OE 2019

O Orçamento menos austero de Centeno

FOTO PATRICIA DE MELO MOREIRA / GETTY

Último orçamento da legislatura é, de longe, o que alarga mais o garrote orçamental. Medidas apresentadas são pagas com dividendos da Caixa e do Banco de Portugal, descida de juros e cortes não especificados na despesa

TEXTO João Silvestre ILUSTRAÇÃO DE CAPA TIAGO PEREIRA SANTOS

Analisar um Orçamento do Estado em pouco mais de duas horas – o tempo que passou desde que o documento foi conhecido - é quase tão difícil como fazê-lo chegar a tempo à Assembleia da República. Que o diga Mário Centeno, que ficou a escassos minutos do final do prazo. Os detalhes são muitos, os números também, e só com tempo vai ser possível perceber todas as implicações do que está no documento. Afinal são 325 páginas de relatório, outras tantas de articulado da lei e muitas, mas muitas mais, de desenvolvimentos orçamentais dos serviços. Mas há já algumas conclusões que se podem tirar sobre as grandes linhas. E, acima de tudo, sobre as principais dicotomias normalmente em questão nestes casos. O Orçamento é eleitoralista? É despesista? Tem ou não tem austeridade?

Este último Orçamento de Centeno e do Governo é, de longe, o menos austero da legislatura. As principais medidas apresentadas vão ser pagas com dividendos da Caixa Geral de Depósitos e do Banco de Portugal (326 milhões de euros), poupança de 191 milhões de euros em juros da dívida e ainda cortes de 236 milhões de euros nos gastos com um exercício de revisão da despesa não especificado. Tudo formas de pagar os efeitos que transitam dos anos anteriores – como o descongelamento das carreiras, os escalões de IRS ou o fim pleno da sobretaxa de IRS - e novas medidas introduzida no Orçamento do Estado para 2019, como as carreiras longas, o aumento extraordinário de pensões ou a prestação social para a inclusão.

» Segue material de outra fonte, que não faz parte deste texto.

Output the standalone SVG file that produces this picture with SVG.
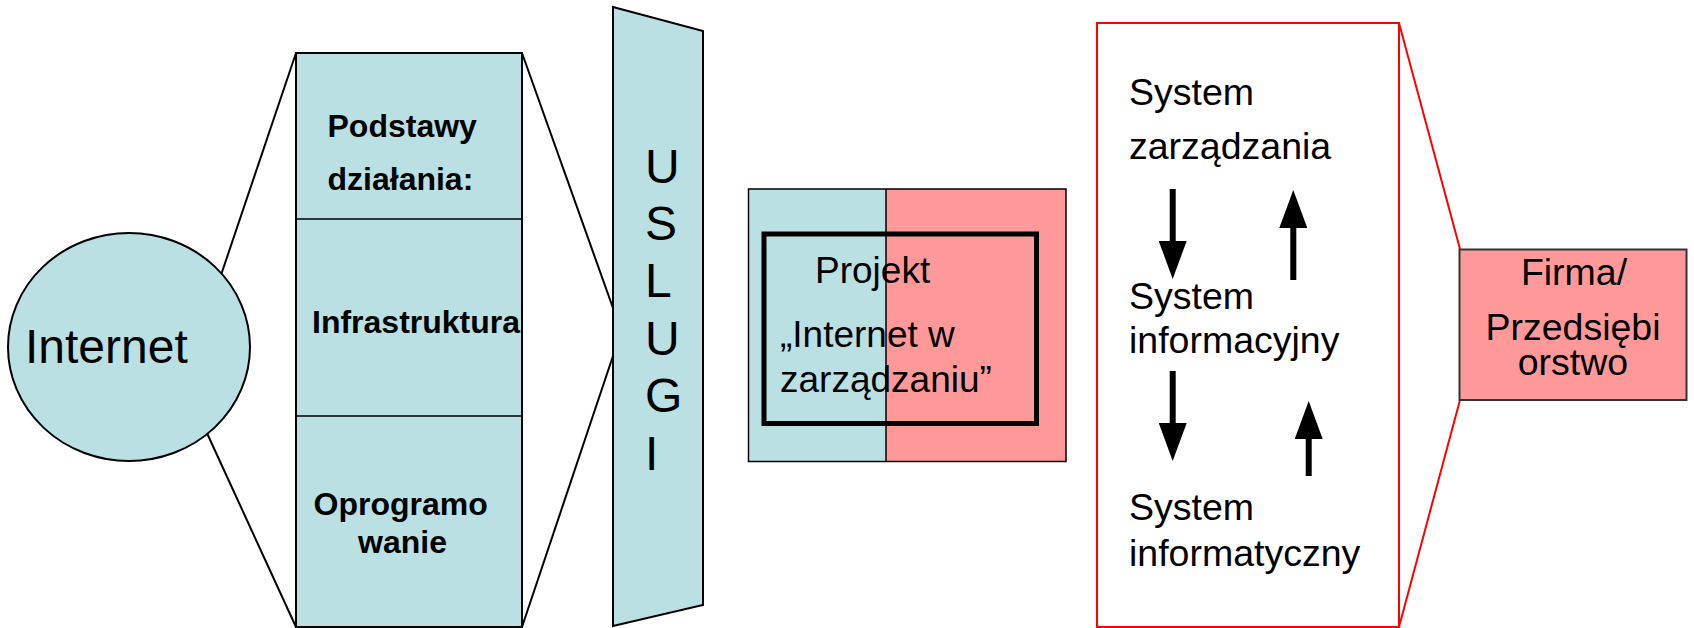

Ao contrário que aconteceu nos anos anteriores, principalmente em 2016 e 2017, no próximo não há grandes medidas restritivas para compensar o anunciado fim da austeridade. Em 2018 já foi assim, mas este ano a liberdade orçamental de Centeno é levada ao extremo e praticamente só há boas notícias. Pelo menos para já. Porque voltam a haver cativações e é preciso perceber como é que os orçamentos dos ministérios, que crescem todos, vão ser executados.

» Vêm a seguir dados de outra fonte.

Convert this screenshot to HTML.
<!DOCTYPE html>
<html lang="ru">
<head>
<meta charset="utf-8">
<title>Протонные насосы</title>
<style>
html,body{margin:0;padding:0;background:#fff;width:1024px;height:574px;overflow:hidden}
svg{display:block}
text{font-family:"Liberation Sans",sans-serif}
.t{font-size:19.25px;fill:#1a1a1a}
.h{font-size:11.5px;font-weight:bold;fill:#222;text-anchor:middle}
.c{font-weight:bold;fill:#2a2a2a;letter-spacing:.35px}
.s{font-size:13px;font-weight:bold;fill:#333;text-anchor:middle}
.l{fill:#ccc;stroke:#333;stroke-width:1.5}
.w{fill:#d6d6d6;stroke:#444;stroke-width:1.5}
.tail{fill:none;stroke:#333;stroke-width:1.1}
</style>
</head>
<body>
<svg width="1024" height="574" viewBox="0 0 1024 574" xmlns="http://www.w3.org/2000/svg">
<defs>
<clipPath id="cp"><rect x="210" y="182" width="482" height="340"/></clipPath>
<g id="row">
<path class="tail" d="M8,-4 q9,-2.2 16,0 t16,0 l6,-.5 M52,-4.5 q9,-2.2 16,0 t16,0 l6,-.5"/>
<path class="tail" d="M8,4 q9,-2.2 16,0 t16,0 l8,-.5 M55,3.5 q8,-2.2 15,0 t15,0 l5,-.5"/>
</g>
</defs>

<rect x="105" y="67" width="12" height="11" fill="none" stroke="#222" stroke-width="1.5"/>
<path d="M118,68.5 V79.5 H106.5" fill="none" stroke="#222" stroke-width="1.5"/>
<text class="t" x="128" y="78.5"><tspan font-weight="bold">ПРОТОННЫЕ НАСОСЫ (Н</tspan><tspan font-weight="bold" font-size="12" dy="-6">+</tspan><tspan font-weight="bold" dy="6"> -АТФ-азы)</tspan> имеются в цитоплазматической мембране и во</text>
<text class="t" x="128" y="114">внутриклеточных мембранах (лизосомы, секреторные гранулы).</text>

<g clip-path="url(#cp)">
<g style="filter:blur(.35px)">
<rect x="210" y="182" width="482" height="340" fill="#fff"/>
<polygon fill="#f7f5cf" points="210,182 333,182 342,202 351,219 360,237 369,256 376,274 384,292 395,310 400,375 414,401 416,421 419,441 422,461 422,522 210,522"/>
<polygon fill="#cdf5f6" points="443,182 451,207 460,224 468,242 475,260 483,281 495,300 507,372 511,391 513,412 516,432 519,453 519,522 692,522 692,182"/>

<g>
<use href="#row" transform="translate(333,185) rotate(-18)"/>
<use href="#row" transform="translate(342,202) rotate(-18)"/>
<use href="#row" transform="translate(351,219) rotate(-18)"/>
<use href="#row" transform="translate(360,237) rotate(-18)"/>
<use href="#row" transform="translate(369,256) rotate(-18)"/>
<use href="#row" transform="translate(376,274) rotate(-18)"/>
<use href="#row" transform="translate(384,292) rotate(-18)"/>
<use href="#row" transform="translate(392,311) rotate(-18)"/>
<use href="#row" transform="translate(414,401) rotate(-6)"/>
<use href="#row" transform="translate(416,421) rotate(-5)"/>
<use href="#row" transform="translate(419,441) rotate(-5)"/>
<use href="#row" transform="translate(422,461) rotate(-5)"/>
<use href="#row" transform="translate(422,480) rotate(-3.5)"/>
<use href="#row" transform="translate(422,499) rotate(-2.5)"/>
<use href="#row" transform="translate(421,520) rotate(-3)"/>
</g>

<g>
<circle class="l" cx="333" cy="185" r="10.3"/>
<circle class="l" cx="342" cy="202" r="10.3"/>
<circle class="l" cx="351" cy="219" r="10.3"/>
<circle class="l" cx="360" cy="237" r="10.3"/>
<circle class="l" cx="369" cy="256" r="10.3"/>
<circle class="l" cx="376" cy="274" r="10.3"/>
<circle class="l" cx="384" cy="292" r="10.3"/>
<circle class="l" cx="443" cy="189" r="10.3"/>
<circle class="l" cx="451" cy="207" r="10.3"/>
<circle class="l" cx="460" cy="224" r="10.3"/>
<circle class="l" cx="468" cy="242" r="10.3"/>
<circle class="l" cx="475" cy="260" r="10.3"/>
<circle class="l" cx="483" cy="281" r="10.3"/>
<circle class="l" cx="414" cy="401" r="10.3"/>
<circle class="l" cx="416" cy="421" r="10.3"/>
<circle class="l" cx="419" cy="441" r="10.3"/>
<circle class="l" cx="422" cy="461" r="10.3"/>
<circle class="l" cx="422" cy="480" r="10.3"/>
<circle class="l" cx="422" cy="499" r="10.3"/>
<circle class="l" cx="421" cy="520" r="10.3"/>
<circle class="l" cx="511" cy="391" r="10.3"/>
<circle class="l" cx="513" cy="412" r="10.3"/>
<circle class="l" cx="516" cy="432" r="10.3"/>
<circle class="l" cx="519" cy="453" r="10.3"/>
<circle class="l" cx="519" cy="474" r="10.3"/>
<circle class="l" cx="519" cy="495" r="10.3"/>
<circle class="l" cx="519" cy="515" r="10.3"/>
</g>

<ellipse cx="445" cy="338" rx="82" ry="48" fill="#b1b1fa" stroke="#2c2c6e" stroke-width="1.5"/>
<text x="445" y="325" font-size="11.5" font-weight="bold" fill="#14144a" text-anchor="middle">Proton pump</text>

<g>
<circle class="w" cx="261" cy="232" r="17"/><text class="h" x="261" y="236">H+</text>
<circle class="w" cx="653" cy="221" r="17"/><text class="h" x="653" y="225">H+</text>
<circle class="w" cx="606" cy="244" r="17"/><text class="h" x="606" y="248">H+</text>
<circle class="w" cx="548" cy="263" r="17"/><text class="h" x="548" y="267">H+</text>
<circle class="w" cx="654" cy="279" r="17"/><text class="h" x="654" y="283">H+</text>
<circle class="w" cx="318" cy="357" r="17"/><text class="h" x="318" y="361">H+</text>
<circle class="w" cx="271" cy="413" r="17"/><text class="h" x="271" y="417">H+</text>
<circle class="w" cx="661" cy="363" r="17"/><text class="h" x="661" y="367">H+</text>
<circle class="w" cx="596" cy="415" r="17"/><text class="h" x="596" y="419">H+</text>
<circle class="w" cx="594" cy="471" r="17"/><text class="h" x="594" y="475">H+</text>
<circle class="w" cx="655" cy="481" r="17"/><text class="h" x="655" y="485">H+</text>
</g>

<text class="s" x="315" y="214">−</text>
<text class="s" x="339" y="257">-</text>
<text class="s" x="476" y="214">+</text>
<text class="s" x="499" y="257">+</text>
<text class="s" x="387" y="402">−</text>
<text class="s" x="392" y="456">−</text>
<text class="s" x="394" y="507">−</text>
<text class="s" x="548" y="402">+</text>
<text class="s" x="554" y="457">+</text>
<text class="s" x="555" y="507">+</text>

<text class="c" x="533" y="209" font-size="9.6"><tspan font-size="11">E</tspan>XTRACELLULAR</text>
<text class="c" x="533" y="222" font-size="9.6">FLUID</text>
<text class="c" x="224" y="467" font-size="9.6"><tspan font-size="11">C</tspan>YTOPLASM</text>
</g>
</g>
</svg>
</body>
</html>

Sem medidas pontuais no valor de 0,4 pontos percentuais e que não são identificadas – uma das hipóteses é novamente o Novo Banco mas o documento não revela – o Estado terá um excedente de 0,2% do PIB. O que permite, nas contas das Finanças, estimar até um ajustamento estrutural de três décimas que fica aquém das seis exigidas pelas regras europeias mas que, apesar de tudo, acontece sem que parecesse possível.

Foto MARCOS BORGA

Eleitoralista?

Todas estas facilidades acontecem, coincidência ou não, em ano de eleições legislativas em que, mesmo sem o pedir, António Costa sonha com uma maioria absoluta. Ter um défice zero dá margem para o Governo adotar uma série de medidas que vão agradar a grandes grupos de eleitores, como os funcionários públicos com aumentos de salários (ainda desconhecidos a esta hora) e progressões de carreiras, as famílias que usam transportes públicos com a descida dos passes sociais, os pensionistas que vão ter aumentos mínimos de 10 euros já em janeiro, os emigrantes que regressem com descontos no IRS ou os consumidores de electricidade.

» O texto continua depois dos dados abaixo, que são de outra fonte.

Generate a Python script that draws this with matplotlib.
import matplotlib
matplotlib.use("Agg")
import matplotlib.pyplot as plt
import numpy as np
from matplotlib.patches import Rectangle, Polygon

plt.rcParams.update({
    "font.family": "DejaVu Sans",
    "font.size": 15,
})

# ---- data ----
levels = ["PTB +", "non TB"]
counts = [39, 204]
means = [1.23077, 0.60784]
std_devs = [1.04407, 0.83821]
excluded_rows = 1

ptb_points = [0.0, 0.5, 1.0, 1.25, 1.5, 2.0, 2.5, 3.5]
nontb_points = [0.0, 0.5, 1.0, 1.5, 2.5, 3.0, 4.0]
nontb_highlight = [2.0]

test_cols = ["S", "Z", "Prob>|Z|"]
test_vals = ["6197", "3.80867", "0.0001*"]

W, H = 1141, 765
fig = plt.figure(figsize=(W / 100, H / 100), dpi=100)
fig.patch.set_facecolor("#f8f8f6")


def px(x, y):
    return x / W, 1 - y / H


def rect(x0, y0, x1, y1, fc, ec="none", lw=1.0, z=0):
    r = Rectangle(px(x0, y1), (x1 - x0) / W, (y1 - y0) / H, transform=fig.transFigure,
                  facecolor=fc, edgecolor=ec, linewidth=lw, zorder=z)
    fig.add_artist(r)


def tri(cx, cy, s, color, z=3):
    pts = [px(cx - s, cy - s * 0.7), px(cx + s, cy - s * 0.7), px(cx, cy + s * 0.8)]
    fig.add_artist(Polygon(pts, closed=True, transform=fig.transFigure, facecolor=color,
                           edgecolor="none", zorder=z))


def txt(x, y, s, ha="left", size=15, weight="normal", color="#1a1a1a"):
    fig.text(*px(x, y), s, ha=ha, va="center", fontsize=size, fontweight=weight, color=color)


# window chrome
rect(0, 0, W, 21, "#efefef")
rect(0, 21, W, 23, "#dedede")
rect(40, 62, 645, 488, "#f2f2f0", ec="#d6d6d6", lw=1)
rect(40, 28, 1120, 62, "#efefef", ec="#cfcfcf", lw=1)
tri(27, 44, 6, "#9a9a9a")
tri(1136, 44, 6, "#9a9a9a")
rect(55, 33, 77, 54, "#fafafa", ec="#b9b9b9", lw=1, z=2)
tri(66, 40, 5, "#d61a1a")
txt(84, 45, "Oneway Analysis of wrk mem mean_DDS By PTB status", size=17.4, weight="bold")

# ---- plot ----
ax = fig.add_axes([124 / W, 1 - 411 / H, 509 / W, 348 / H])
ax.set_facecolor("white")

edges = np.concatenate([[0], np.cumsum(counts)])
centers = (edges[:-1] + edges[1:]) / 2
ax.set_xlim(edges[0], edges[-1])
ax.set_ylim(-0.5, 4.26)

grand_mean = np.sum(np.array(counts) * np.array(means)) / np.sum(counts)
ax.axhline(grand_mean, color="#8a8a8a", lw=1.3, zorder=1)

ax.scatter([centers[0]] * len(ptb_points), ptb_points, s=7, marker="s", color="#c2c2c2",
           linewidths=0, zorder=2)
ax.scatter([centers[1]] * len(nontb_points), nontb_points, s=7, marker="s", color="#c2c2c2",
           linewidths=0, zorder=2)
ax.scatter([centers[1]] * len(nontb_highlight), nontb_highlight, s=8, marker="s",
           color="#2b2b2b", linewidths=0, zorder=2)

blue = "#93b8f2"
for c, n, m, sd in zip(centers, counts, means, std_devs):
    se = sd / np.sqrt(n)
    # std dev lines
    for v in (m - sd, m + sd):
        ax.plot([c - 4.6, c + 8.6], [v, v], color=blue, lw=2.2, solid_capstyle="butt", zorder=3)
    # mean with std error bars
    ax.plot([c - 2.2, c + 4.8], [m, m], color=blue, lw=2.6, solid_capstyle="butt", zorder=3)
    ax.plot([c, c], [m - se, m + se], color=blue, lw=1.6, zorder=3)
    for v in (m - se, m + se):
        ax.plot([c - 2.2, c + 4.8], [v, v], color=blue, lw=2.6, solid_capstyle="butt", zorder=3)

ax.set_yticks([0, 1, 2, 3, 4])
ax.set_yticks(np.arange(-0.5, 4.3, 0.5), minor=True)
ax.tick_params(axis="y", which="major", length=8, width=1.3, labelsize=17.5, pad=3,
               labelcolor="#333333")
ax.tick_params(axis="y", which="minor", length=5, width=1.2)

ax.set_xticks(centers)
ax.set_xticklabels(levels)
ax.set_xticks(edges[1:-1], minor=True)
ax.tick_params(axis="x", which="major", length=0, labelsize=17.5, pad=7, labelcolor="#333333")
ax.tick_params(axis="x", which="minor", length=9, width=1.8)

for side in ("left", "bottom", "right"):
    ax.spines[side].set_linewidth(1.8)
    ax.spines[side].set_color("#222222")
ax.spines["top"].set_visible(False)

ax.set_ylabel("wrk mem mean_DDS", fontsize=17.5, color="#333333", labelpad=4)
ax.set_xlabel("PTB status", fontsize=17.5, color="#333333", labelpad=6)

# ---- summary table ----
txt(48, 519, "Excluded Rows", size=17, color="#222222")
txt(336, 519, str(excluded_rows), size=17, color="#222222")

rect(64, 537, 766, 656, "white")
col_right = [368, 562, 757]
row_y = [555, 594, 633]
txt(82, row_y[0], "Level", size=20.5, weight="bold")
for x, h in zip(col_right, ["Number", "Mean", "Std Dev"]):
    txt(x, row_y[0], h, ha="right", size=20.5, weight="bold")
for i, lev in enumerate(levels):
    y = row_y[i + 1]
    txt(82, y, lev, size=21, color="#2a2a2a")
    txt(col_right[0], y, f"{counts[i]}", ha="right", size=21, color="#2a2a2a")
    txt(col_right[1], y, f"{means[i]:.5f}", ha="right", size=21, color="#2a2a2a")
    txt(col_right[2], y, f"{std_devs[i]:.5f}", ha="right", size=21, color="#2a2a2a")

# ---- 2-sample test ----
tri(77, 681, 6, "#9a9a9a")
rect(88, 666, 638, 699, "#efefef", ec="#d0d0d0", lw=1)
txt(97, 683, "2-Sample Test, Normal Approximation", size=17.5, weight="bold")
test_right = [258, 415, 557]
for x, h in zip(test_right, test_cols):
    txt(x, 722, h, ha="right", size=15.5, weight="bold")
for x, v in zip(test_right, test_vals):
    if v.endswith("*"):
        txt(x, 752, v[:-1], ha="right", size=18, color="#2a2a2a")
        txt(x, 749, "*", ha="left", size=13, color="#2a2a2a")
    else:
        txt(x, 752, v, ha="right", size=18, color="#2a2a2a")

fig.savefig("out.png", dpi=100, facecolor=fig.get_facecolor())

Em ano de eleições a despesa aumenta sempre mas, para já, o Governo contraria essa tendência ‘histórica’. A despesa em percentagem do PIB recua de 43,9% para 43,5% e a carga fiscal – ou seja, os impostos pagos – recua de 25,3% para 25,1% do PIB. Claro que, no meio de tantas boas notícias, há dados por esclarecer. Não se conhece ainda, a esta hora, qual o efetivo aumento dos funcionários públicos, não se percebe porque não foram atualizados os escalões de IRS pelo menos com a inflação e não se sabe que medidas pontuais estão previstas para 2019. Também porque Centeno ainda não apresentou o documento e a conferência de imprensa foi adiada para a manha desta terça-feira.

Além disso, a previsão de crescimento de 2,2% é das mais otimistas entre as várias disponíveis, nomeadamente a que o Fundo Monetário Internacional (FMI) publicou na semana passada em Bali, onde realizou a sua reunião de outono.